Bir iş yapılmak istendiği zaman o şeyin kendi hakkında hayırlı olup olmadığına dair manevî bir işarete nail olmak için, iki rekât namaz kılıp Hazret-i Allah'tan hayırlısını istemek menduptur.
Ashab-ı kiram'dan Hazret-i Cabir -radiyallahu anh- şöyle demiştir:
"Resulullah -sallallahu aleyhi ve sellem- Kur'an'dan bir sûre öğretir gibi bize İstihare duâsını öğreterek buyurdu ki:
"Sizden biriniz bir işe niyetlendiği zaman, iki rekât nafile namaz kılsın ve şöyle duâ etsin:
"Allah'ım! Sen bildiğin için, senden hakkımda hayırlısını bana bildirmeni dilerim. Kudretinden güç isterim. Senin büyük keremini dilerim. Çünkü senin her şeye gücün yeter, benim yetmez. Sen her şeyi bilirsin ben bilmem. Bilinmeyenleri bilen ancak sensin.
Allah'ım! Sen bilirsin, eğer bu iş benim dinim, yaşayışım, işimin akibeti, hâlim ve istikbâlim hakkında hayırlı ise bunu bana nasip ve müyesser eyle. Eğer bu iş benim dinim, yaşayışım, işimin âkıbeti, hâlim ve istikbâlim hakkında şerli ise, onu benden beni ondan çevir. Hayır nerede ise, onu bana mukadder ve müyesser kıl. Beni onunla memnun eyle." (Buharî)
Birinci rekâtta Kâfirun ikinci rekâtta İhlâs sûreleri okunur. Abdestli ve kıbleye yönelerek yatılır.

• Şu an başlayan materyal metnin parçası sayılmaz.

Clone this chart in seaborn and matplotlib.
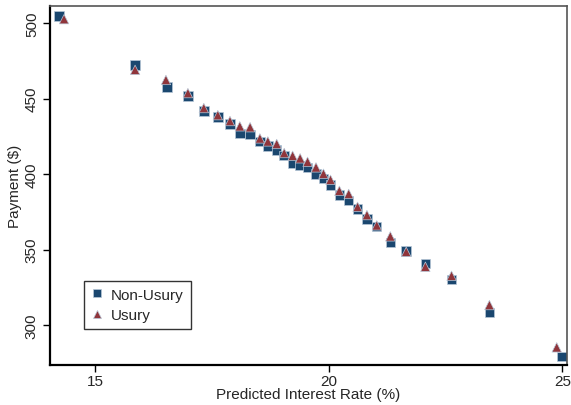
import pandas as pd
import seaborn as sns
import matplotlib.pyplot as plt

# predicted interest rate (%) and payment ($)
rate_nonusury = [14.23, 15.86, 16.54, 16.99, 17.33, 17.63, 17.89, 18.10, 18.32, 18.53,
                 18.70, 18.89, 19.05, 19.23, 19.39, 19.55, 19.73, 19.89, 20.04, 20.23,
                 20.43, 20.62, 20.82, 21.03, 21.32, 21.66, 22.07, 22.63, 23.44, 24.99]
pay_nonusury = [504.6, 472.2, 457.6, 451.7, 441.7, 437.7, 433.1, 427.0, 426.1, 421.6,
                418.5, 415.9, 412.1, 407.1, 405.5, 404.4, 400.0, 397.2, 392.7, 386.1,
                382.3, 376.8, 370.2, 365.4, 354.8, 349.0, 340.9, 330.0, 308.4, 279.3]

rate_usury = [14.34, 15.86, 16.52, 16.99, 17.33, 17.63, 17.89, 18.10, 18.32, 18.53,
              18.70, 18.89, 19.05, 19.23, 19.39, 19.55, 19.73, 19.89, 20.04, 20.23,
              20.43, 20.62, 20.82, 21.03, 21.32, 21.66, 22.07, 22.63, 23.44, 24.88]
pay_usury = [502.6, 469.0, 462.3, 453.6, 443.7, 439.0, 435.1, 431.6, 431.0, 423.6,
             421.6, 419.9, 413.9, 412.1, 410.4, 408.1, 404.4, 400.2, 396.2, 388.9,
             386.8, 378.3, 372.8, 366.0, 358.7, 348.5, 338.6, 332.6, 313.2, 285.2]

groups = ['Non-Usury', 'Usury']

df = pd.concat([
    pd.DataFrame({'rate': rate_nonusury, 'payment': pay_nonusury, 'group': groups[0]}),
    pd.DataFrame({'rate': rate_usury, 'payment': pay_usury, 'group': groups[1]}),
], ignore_index=True)

sns.set_style('white')
plt.rcParams['font.family'] = ['Liberation Sans', 'DejaVu Sans']

fig = plt.figure(figsize=(5.71, 4.06), dpi=100)
ax = fig.add_axes([0.0876, 0.0985, 0.9054, 0.885])

sns.scatterplot(data=df, x='rate', y='payment', hue='group', style='group',
                palette={'Non-Usury': '#1a476f', 'Usury': '#90353b'},
                markers={'Non-Usury': 's', 'Usury': '^'},
                s=46, linewidth=0.5, edgecolor='#b8c8d8', ax=ax)

ax.set_xlim(14.04, 25.1)
ax.set_ylim(273.5, 511.5)
ax.set_xticks([15, 20, 25])
ax.set_yticks([300, 350, 400, 450, 500])
ax.tick_params(axis='both', direction='out', length=5, width=1, color='black',
               labelsize=11, left=True, bottom=True)
ax.tick_params(axis='x', pad=1.5)
ax.tick_params(axis='y', pad=3)
plt.setp(ax.get_yticklabels(), rotation=90, va='center')
ax.set_xlabel('Predicted Interest Rate (%)', fontsize=11, labelpad=-1)
ax.set_ylabel('Payment ($)', fontsize=11, labelpad=2)

for side in ['left', 'bottom']:
    ax.spines[side].set_color('black')
    ax.spines[side].set_linewidth(1.6)
for side in ['top', 'right']:
    ax.spines[side].set_color('#555555')
    ax.spines[side].set_linewidth(1.2)

leg = ax.legend(loc='upper left', bbox_to_anchor=(0.066, 0.234), frameon=True,
                fancybox=False, edgecolor='black', fontsize=11, markerscale=0.9,
                handlelength=0.8, handletextpad=0.5, borderpad=0.45,
                labelspacing=0.4, borderaxespad=0)
leg.get_frame().set_linewidth(1.0)

fig.savefig('out.png', dpi=100)
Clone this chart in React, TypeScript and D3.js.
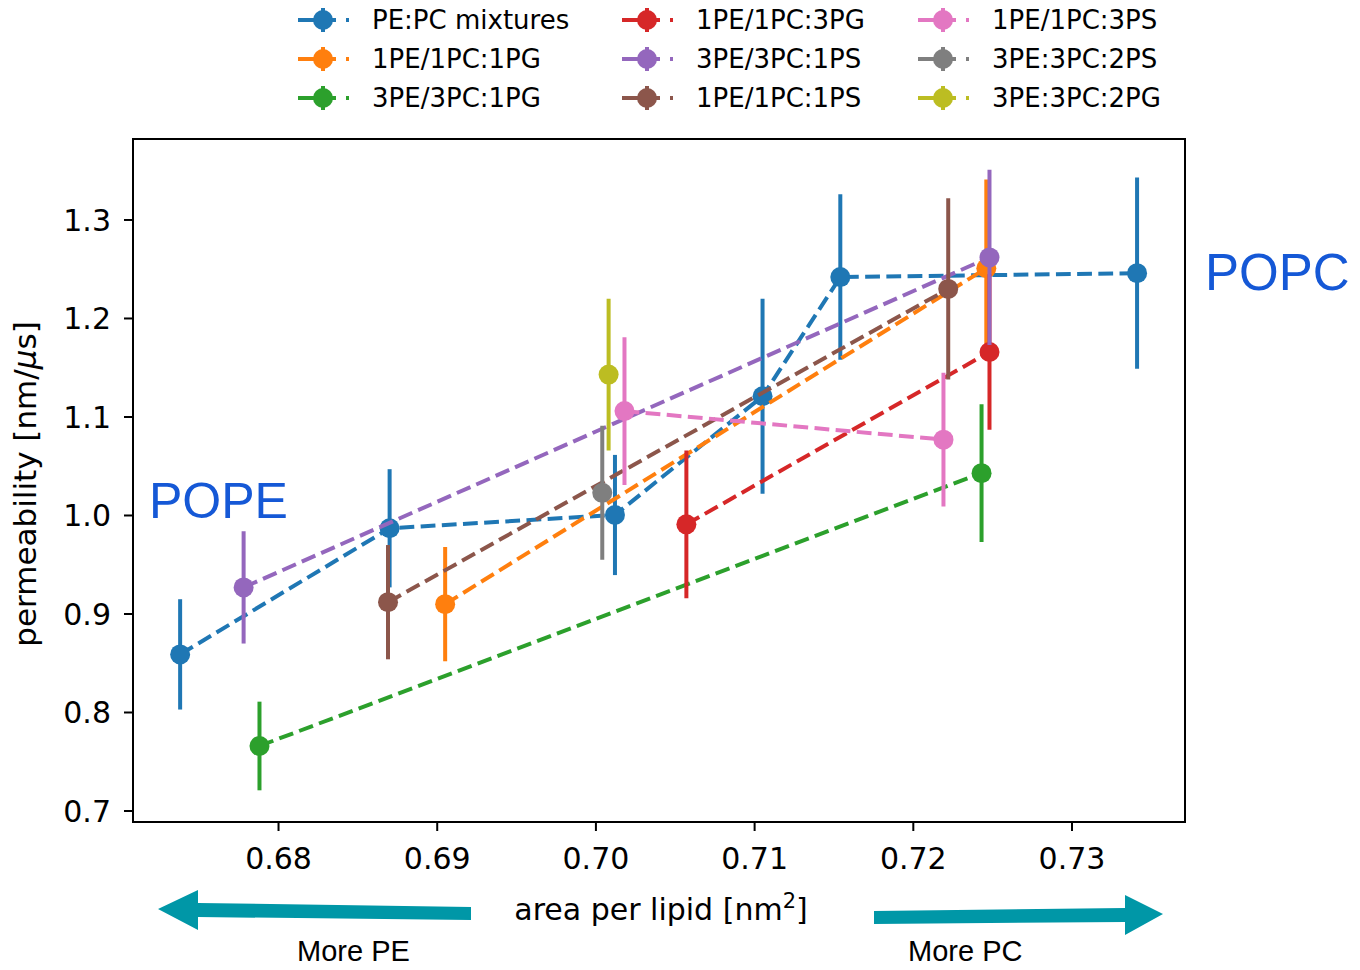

Bir Hadis-i şerif'te istihareye yedi gece devam edilmesi, kalbe ilk gelene bakılması tavsiye edilmiştir.
Bir Hadis-i şerif'te de:
"İşlerinde istihâre eden hüsrâna uğramaz. İstişâre eden pişman olmaz. Geçiminde iktisada riayet eden muhtaç olmaz." buyuruluyor. (C. Sağir)
Hadis-i şerif'te bildirildiğine göre; Allah-u Teâlâ'dan dünya ve ahirete âit herhangi bir hâceti olan veya Allah'ın kullarından birine işi düşen kişi, güzelce abdest alır, yatsıdan sonra iki veya dört rekât namaz kılar. Allah-u Teâlâ'ya hamd ve senâda, Resulullah -sallallahu aleyhi ve sellem-e salâtü selâmda bulunur. Daha sonra hâcet duâsını okuyup, dileğini Allah-u Teâlâ'ya arzeder:
"Halim ve kerim olan Allah'tan başka ilâh yoktur. Büyük arşın sahibi olan Allah bütün noksanlıklardan uzaktır. Hamd, âlemlerin Rabb'ine mahsustur.
Ey Allah'ım! Senden rahmetinin icaplarını, mağfiretini gerektiren şeyleri, her türlü iyiliğe nâil olmayı, her günahtan kurtulmayı isterim. Senden affetmediğin hiçbir günah, kurtarmadığın hiçbir dert ve hoşnud olduğun hâcetlerden gidermediğin hiçbir hâcet bırakmamanı dilerim." (İbn-i Mâce)
Birinci rekâtta Fatiha'dan sonra üç Âyet-el Kürsî, diğer rekât veya rekâtlarda birer defa İhlâs Felâk ve Nâs sûre-i şerif'leri okunur.
İşlenmiş herhangi bir günahtan dolayı, güzelce abdest alındıktan sonra kır bir yere çıkıp açık havada iki rekât namaz kılarak günahların bağışlanmasını Allah-u Teâlâ'dan dilemek Sünnet-i seniyye'dir.
Yolculuğa çıkarken veya yolculuktan dönünce iki rekât yolculuk namazı kılmak menduptur.
Cenâb-ı Fahr-i Kâinat -sallallahu aleyhi ve sellem- Efendimiz sefere çıkacakları zaman iki rekât namaz kılar, döndükleri zaman da doğruca mescide varıp iki rekât namaz kıldıktan sonra hane-i saadetlerine giderlerdi.